**WHAT TO WORK ON**
A single run of lines is to be printed exactly: starting at the line with "Generate a component" and ending at the line with "import * as echarts from 'echarts';", both included. Leave the pictures out.

**RECORDS FOR THIS TASK**

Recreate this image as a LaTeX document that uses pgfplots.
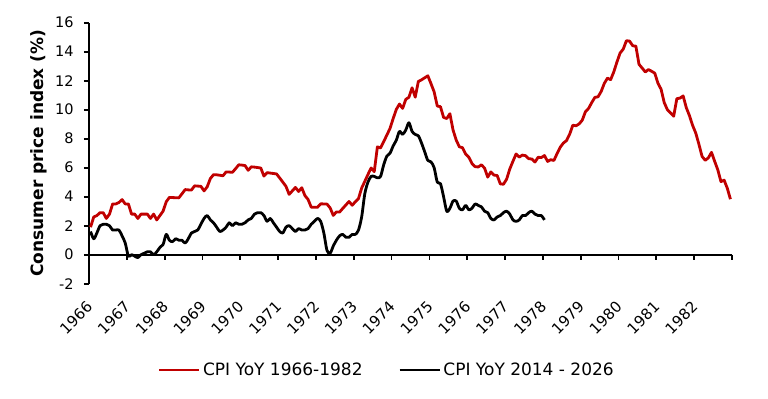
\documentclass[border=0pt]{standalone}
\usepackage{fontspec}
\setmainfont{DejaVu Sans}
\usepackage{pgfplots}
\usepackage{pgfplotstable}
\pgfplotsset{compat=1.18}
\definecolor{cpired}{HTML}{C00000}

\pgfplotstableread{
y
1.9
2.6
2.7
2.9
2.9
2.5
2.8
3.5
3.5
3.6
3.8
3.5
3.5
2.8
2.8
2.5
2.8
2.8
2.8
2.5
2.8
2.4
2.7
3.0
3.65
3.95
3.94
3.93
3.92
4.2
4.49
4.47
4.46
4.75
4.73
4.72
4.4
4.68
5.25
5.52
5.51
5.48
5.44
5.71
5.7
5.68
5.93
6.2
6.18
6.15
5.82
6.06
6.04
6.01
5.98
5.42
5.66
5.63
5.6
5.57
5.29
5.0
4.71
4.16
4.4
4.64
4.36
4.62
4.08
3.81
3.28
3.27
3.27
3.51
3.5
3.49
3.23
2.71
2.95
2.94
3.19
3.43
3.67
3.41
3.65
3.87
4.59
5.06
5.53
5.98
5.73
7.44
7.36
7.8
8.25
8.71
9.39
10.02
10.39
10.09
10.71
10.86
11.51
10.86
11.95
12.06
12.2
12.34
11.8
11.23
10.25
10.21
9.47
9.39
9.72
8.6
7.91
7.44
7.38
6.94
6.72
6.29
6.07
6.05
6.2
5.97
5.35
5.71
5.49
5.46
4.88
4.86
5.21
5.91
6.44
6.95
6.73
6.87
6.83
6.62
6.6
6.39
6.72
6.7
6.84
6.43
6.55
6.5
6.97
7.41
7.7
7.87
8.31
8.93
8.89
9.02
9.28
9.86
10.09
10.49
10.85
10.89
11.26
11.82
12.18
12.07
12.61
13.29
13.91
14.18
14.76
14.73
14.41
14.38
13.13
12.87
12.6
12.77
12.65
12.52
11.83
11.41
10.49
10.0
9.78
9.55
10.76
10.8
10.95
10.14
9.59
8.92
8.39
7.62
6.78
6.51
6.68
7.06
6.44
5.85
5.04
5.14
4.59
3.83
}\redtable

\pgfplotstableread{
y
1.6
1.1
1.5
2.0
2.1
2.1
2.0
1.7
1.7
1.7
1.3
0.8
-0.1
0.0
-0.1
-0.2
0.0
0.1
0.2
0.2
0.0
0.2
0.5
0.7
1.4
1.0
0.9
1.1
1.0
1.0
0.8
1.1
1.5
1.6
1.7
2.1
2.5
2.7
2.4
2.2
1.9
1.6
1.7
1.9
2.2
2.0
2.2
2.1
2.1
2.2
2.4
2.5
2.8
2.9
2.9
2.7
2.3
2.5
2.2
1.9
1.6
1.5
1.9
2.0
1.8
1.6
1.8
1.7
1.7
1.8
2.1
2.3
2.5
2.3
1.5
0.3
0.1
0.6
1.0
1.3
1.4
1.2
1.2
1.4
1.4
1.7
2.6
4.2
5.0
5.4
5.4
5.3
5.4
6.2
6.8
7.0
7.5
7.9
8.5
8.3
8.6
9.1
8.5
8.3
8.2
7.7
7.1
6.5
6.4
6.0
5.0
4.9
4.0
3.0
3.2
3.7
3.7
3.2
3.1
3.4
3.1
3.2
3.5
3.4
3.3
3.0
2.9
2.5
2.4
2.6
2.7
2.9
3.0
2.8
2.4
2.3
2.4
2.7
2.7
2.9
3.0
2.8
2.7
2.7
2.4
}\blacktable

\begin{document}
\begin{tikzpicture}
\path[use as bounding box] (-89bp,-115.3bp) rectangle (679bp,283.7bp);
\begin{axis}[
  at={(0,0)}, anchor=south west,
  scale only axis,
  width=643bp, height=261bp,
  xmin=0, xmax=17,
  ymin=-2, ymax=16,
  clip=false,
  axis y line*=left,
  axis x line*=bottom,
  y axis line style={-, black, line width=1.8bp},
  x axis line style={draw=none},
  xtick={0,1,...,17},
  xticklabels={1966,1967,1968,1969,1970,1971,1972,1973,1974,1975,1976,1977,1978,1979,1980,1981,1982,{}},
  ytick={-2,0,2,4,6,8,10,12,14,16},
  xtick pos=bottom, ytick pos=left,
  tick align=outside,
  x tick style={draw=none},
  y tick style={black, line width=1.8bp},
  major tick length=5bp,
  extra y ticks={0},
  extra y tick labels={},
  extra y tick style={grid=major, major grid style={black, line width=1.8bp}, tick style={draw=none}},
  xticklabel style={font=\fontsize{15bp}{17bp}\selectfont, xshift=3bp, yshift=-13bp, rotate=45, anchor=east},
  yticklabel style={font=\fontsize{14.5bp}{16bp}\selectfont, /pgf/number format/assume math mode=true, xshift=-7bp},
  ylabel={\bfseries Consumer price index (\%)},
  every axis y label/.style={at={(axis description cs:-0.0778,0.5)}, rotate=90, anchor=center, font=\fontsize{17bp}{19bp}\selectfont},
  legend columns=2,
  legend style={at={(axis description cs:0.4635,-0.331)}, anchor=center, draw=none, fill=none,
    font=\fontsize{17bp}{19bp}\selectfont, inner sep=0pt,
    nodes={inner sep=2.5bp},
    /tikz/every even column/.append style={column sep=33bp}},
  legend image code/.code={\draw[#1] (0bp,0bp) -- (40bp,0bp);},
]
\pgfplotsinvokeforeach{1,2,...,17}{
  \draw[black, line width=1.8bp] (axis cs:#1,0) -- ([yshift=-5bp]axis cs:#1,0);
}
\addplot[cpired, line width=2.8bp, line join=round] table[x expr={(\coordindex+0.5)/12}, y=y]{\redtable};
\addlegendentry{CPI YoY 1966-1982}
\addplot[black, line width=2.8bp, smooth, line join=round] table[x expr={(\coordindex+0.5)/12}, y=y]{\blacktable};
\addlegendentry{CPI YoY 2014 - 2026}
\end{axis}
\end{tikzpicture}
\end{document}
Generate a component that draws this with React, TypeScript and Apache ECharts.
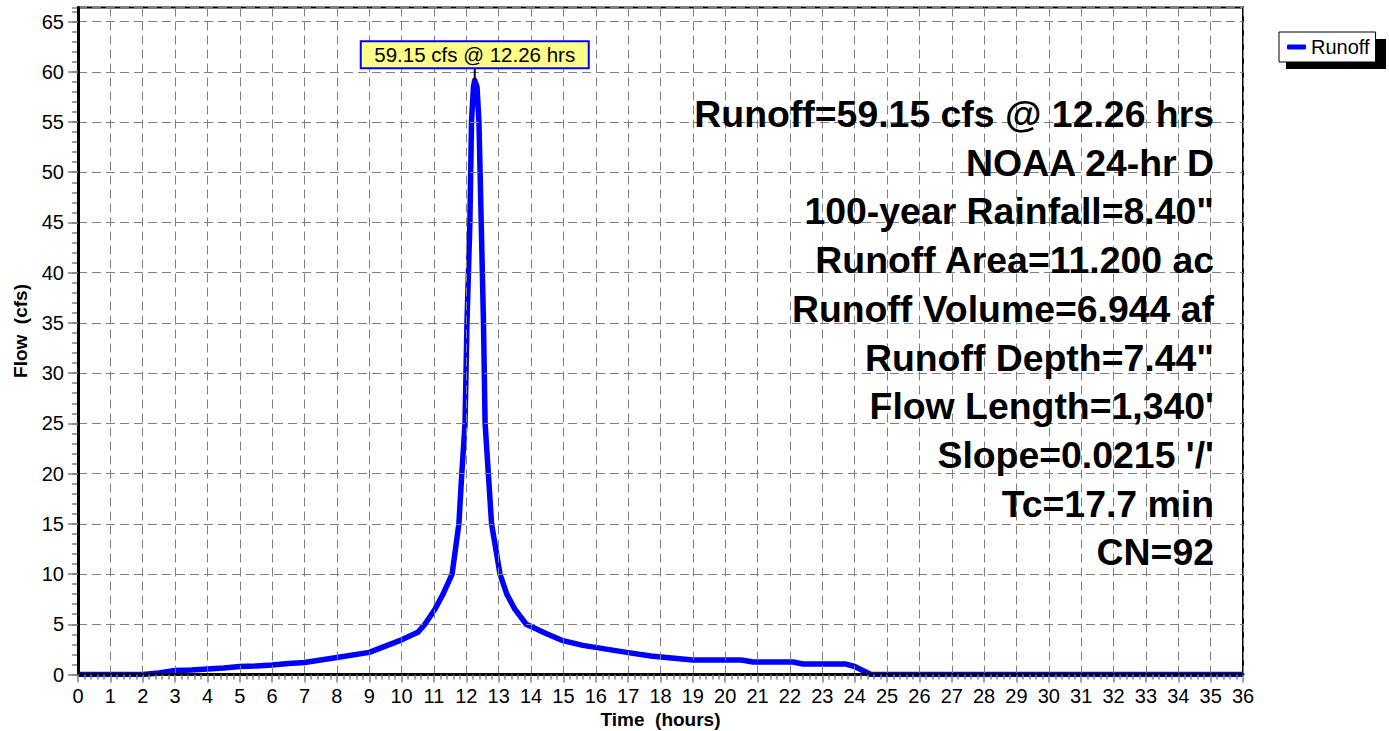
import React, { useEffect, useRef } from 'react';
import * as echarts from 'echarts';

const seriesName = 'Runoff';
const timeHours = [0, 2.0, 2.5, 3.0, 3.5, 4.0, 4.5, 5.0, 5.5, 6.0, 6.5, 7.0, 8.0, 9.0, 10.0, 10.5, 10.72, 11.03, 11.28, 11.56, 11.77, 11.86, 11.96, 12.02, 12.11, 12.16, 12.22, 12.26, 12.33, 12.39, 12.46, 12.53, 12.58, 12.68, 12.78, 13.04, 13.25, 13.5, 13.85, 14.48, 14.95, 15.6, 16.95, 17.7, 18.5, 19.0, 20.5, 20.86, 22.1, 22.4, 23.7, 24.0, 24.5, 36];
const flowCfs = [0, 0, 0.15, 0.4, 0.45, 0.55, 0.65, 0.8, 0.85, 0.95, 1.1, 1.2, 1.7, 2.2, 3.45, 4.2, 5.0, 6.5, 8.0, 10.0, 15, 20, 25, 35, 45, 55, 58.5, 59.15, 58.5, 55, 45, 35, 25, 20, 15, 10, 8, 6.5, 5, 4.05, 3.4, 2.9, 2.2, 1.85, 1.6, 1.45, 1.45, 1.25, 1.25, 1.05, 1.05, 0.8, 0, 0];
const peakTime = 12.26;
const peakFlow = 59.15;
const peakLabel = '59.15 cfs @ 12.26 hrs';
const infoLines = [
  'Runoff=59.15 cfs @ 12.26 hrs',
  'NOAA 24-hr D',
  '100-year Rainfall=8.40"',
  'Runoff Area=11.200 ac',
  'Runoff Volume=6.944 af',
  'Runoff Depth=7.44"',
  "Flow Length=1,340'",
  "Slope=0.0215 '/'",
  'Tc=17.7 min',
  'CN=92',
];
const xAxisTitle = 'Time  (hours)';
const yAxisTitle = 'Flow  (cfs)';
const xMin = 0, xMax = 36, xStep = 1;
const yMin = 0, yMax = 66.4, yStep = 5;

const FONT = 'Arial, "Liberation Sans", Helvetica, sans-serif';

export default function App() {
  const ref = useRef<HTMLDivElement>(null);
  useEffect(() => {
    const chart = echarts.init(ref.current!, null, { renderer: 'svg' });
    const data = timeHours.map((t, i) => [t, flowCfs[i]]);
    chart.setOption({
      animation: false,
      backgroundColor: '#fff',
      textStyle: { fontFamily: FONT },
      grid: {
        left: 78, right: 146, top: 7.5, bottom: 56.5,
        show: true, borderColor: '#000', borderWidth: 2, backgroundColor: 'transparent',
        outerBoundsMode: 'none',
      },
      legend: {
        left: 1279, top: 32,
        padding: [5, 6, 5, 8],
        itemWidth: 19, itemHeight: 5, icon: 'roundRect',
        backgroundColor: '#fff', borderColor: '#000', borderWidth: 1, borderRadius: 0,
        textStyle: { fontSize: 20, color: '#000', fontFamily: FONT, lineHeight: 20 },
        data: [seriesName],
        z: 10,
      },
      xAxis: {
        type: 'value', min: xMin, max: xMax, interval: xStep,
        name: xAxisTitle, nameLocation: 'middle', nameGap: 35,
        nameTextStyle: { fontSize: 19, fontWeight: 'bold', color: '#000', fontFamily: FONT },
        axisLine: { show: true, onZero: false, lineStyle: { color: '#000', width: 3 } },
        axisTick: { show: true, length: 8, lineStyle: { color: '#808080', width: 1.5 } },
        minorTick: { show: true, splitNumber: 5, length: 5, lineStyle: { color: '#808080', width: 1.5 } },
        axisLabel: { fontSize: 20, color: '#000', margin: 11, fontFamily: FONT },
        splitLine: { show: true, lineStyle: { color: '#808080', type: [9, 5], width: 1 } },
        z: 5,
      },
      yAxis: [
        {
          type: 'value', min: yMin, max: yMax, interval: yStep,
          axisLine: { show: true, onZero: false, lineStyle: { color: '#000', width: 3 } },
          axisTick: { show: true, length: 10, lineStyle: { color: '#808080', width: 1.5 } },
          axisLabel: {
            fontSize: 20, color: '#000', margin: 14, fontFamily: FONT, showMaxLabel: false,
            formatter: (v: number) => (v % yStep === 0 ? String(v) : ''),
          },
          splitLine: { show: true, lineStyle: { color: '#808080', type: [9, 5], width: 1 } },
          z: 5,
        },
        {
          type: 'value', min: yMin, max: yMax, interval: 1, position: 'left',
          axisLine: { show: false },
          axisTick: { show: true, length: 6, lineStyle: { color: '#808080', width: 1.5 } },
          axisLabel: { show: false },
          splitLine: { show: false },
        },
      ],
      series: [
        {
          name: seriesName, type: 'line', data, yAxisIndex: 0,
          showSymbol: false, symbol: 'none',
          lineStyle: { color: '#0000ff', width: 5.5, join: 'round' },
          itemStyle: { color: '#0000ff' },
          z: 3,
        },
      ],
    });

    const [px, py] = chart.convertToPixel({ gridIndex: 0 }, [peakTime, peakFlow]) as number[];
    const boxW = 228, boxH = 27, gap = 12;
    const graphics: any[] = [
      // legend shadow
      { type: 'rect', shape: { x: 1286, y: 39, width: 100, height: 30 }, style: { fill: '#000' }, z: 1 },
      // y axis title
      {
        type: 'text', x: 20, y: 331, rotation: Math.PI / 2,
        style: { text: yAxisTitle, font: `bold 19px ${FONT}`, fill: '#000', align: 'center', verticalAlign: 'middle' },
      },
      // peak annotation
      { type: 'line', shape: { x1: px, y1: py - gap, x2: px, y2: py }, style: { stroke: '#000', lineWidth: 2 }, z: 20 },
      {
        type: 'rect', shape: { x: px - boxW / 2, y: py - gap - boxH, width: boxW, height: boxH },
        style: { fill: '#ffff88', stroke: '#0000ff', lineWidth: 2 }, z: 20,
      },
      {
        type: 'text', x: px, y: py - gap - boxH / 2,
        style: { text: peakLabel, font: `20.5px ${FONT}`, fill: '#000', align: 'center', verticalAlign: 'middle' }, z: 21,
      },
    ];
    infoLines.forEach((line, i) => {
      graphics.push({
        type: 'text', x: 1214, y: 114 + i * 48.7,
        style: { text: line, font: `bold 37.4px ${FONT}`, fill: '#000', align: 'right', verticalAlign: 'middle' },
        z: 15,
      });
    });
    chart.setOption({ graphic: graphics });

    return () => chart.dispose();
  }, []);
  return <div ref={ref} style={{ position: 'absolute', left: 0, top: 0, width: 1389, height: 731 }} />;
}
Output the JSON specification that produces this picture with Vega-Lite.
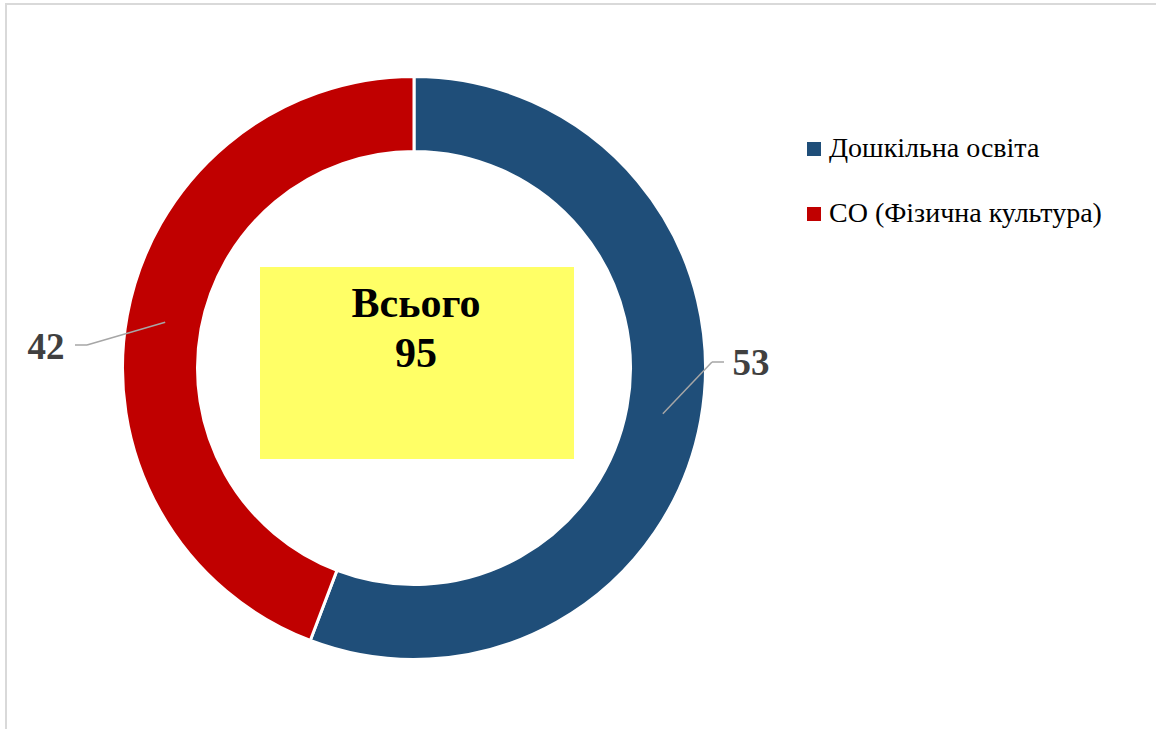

**REPLY**
Generate a component that draws this with React, TypeScript and Apache ECharts.
import React, { useEffect, useRef } from 'react';
import * as echarts from 'echarts';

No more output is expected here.